Do you ever get silly tunes stuck in your head? I know my Dominican brothers are going to tease me about this, but I recently re-watched the 1971 film, Willy Wonka and the Chocolate Factory, and I have the “Oompa Loompa song” stuck in my head.
I have to admit that the Oompa Loompas are my favorite characters in the movie. They are happy little people with a simple creed: If you behave and have a good moral character, you will live in happiness, too, like the Oompa Loompa (do-ba-dee-doo).
I think the Oompa Loompas, to a certain extent, are on the right track in understanding how we obtain true happiness. In their riddles, the Oompa Loompas tell us how excessive desire for material things leads to a defect in a person. In the film, we see four extremely possessive children become victims of their own vices. The Oompa Loompas mock these spoiled children, giving them unflattering comparisons to an elephant, a cow, and a Siamese cat. They even say that one of the children has “an IQ of three.”
Bad moral actions make us appear to be less human, but good moral actions reflect a perfection of our human nature. And since, according to St. Thomas, happiness consists in the attainment of our perfection, a person whose actions are good is also a happy person. So is it safe to say that the Oompa Loompas, who claim to be happy, are also morally good people? Unfortunately, the film doesn’t provide us with any moral scenarios of the Oompa Loompas – we would need to see a film about the Oompa Loompas in order to make a decision about their own moral character and decide if they are telling the truth about their happiness.
The creed of the Oompa Loompas offers us an occasion to note that the path to happiness is not this simple. We do not obtain perfect happiness by our own moral actions; rather, we are good on account of what we are given. Our own moral goodness depends on some higher goodness in which we participate.

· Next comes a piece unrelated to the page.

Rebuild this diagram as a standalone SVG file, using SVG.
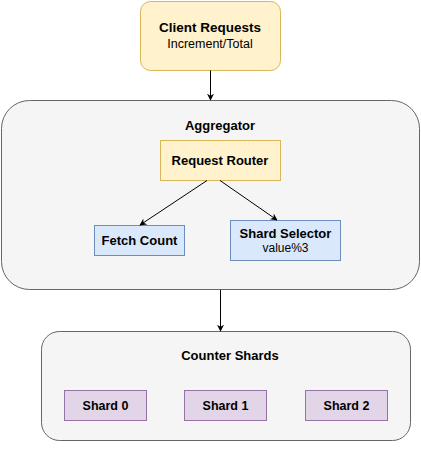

The relationship between the Oompa Loompas and Willy Wonka is in some modest (and perhaps imaginative) way analogous to our relationship with God. In the movie, we discover that the Oompa Loompas were once defenseless creatures in their native Loompaland. Out of compassion, Wonka brought the Oompa Loompas into his chocolate factory. They have to do lowly work in this safe-haven, but they are repaid with an abundant share in Wonka’s cocoa. The Oompa Loompas are made happy by participating in the goodness of Willy Wonka’s mercy. Just as the Oompa Loompas depend on Wonka for their flourishing, so do we depend on God.
By this analogy I do not mean to give Wonka the place of God. Rather, I want to reveal that our goodness is always a participation in God and is therefore never something that we have earned on our own. The simple creed of the Oompa Loompas is therefore insufficient. My good actions are necessary for my happiness, but they are not sufficient. God’s goodness and mercy is an even more fundamental part of happiness. Ultimately, we are made happy by the One who has mercy on us, who brings us to the place where all the saints sing together in unison: My soul proclaims the greatness of the Lord, my spirit rejoices in God my Savior; for He has looked with favor on His lowly servant.